Objectives

By the end of this assignment, you should:

This assignment is due Thursday, January 30 at noon. Please turn your .html AND .Rmd files into Canvas. Your .Rmd file should knit without an error before turning in the assignment.

The first few excercises we’ll do in lab. They concern a dataset called babynames. The dataset is included in the “babynames” package.


  1. Alter the code to select just the n column:
select(babynames, name, prop)


  1. Use the logical operators to manipulate the code below to show: [a] All of the names where prop is greater than or equal to 0.08, [b] All of the children named “Sea” [c] All of the names that have a missing value for n (Hint: this should return an empty data set).
filter(babynames, name == "Garrett")


  1. Arrange babynames by n. Add prop as a second (tie breaking) variable to arrange on. What is the smallest value of n?


  1. Use %>% to write a sequence of functions that: 1. Filters babynames to just the girls that were born in 2015. 2. Selects the name and n columns. 3. Arranges the results so that the most popular names are near the top.



The next few exercises will focus on data from the Lewis & Frank (2018) replication of the Xu and Tenenbaum 2007 experiment (that we talked about in lecture). We’ll be working with data from the first experiment only. For reference, the journal paper write up of this study can be found here, and you can see the actual experiment that participants saw here.

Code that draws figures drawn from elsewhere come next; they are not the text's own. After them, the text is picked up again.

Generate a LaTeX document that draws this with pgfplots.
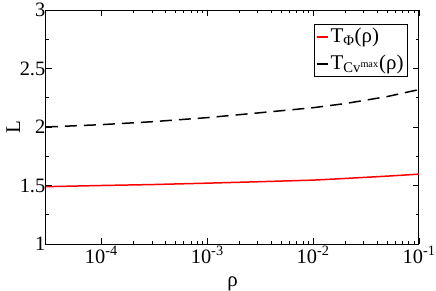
\documentclass[border=0pt]{standalone}
\usepackage{fontspec}
\setmainfont{Liberation Serif}
\usepackage{pgfplots}
\pgfplotsset{compat=1.18}
\begin{document}
\fontsize{21}{24}\selectfont
\begin{tikzpicture}
\begin{axis}[
  name=main,
  scale only axis,
  width=373bp, height=234bp,
  xmode=log,
  xmin=3e-5, xmax=0.1,
  ymin=1, ymax=3,
  xtick={1e-4,1e-3,1e-2,1e-1},
  xticklabels={10\textsuperscript{-4},10\textsuperscript{-3},10\textsuperscript{-2},10\textsuperscript{-1}},
  ytick={1,1.5,2,2.5,3},
  yticklabels={1,1.5,2,2.5,3},
  minor ytick={1.25,1.75,2.25,2.75},
  tick align=inside,
  tick pos=both,
  major tick length=6bp,
  minor tick length=3bp,
  every tick/.style={black, line width=0.6pt},
  axis line style={line width=1pt},
  xlabel={ρ}, ylabel={L},
  xlabel style={at={(axis description cs:0.5,0)}, anchor=base, yshift=-42bp},
  ylabel style={yshift=-8bp},
  yticklabel style={inner xsep=0.5bp, inner ysep=0pt},
  xticklabel style={inner ysep=2bp},
  ticklabel style={font=\fontsize{20.5}{24}\selectfont},
  legend style={at={(0.97,0.94)}, anchor=north east, draw=black, line width=0.6pt,
    font=\fontsize{21}{24}\selectfont, inner sep=2pt, row sep=5pt},
  legend cell align=left,
  legend image code/.code={\draw[#1] (0cm,0cm) -- (0.4cm,0cm);},
]
\addplot[red, line width=1.5pt] coordinates {
  (3e-5,1.49) (1e-4,1.50) (3e-4,1.508) (1e-3,1.52) (3e-3,1.532) (1e-2,1.546) (2e-2,1.56) (5e-2,1.58) (1e-1,1.597)
};
\addlegendentry{T\textsubscript{Φ}(ρ)}
\addplot[black, line width=1.5pt, dash pattern=on 12bp off 7bp] coordinates {
  (3e-5,2.00) (1e-4,2.02) (3e-4,2.045) (1e-3,2.08) (3e-3,2.12) (1e-2,2.165) (2e-2,2.20) (5e-2,2.26) (1e-1,2.32)
};
\addlegendentry{T\textsubscript{Cv\textsuperscript{max}}(ρ)}
\end{axis}
\pgfresetboundingbox
\useasboundingbox ([xshift=-46bp,yshift=-47bp]main.south west) rectangle ([xshift=17bp,yshift=10bp]main.north east);
\end{tikzpicture}
\end{document}
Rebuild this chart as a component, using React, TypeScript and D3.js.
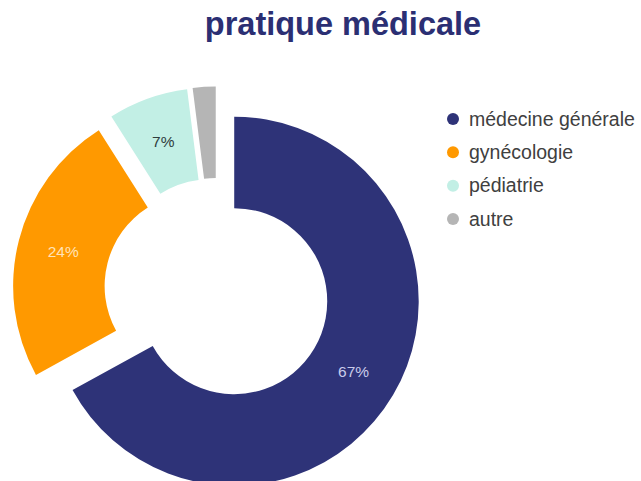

The data are in a file called lewis_2018_exp1.csv. We can start by loading the data with the read_csv() function and saving it to a variable called lf_data:

lf_data <- read_csv("data/lewis_2018_exp1.csv")

This data frame is tidy, meaning each column is a variable and each row is an observation. In this case, each observation is a unique participant and trial combination. There are six variables in the data and each variable is described below. The first six rows of the data frame are also displayed below.

exp subids trial_num category condition proportion_basic_level_responses
1 1 9 vehicles three_subordinate 0
1 2 9 animals three_basic 1
1 3 9 animals three_superordinate 1
1 4 9 vehicles three_superordinate 1
1 5 9 animals three_superordinate 1
1 6 9 vegetables three_subordinate 0


  1. Select the columns subids, category, proportion_basic_level_responses from the data. Print the first six rows of this data frame.


  1. Print the first six rows of a data frame that does NOT include the category column.

Note: the template for the remaining exercises is blank, and so you will need to add R chunks where appropriate.


  1. Use logical tests and Boolean operators to return only the rows that contain trials (rows): [a] with category as vegetables, [b] with category as animals and a trial number less than 7, [c] with category as vegetables or animals, [d] with at least one basic level response in the “one” condition.


  1. The following code selects all trials (rows) where the condition was either “three_subordinate” or “one.” Rewrite this code in a way that uses the %in% operator.
filter(lf_data, condition == "three_subordinate" | condition == "one")


  1. How many trials are there where the category is either vegetables or animals? Use nrow().


  1. The three following sets of commands are written without the pipe operator (%>%). Rewrite each one to include the pipe.

[a]

var1 <- mutate(lf_data, category)

[b]

var1 <- select(lf_data, category)
var2 <- nrow(var1)

[c]

var1 <- filter(lf_data, trial_num == 1)
var2 <- filter(var1, category == "animals")
var3 <- select(var2, trial_num, category)


  1. The two following sets of commands are written with the pipe operator. Rewrite each one to exclude the pipe.

[a]

lf_data %>%
  filter(trial_num < 6) %>%
  nrow()

[b]

lf_data %>%
  select(subids, category, proportion_basic_level_responses) %>%
  filter(subids == 1) %>%
  arrange(category)


  1. Look at the code below. Describe in full sentences what this code does.
lf_data %>%
  select(subids, category, condition) %>%
  filter(category == "vehicles" & condition != "one") %>%
  arrange(-subids)


  1. On the first day of class, we talked about the “Sally Anne Task” that measures children’s understanding of theory of mind (example videos). Describe four variables that you could measure in this task to assess children’s theory of mind performance. Specifically, describe (1) one qualitative variable, (2) one quantitative - binary variable, (3) one quantitative - numeric, and (4) one quantitative - real variable. For each variable, give a one sentence description of the variable, AND one example value of that variable with units.


  1. Consider the following claim: “The scientific process is a social endeavor.” To what extent is this statement true or not true? What are the implications of your response for research methods in psychological science? Please respond with a short paragraph.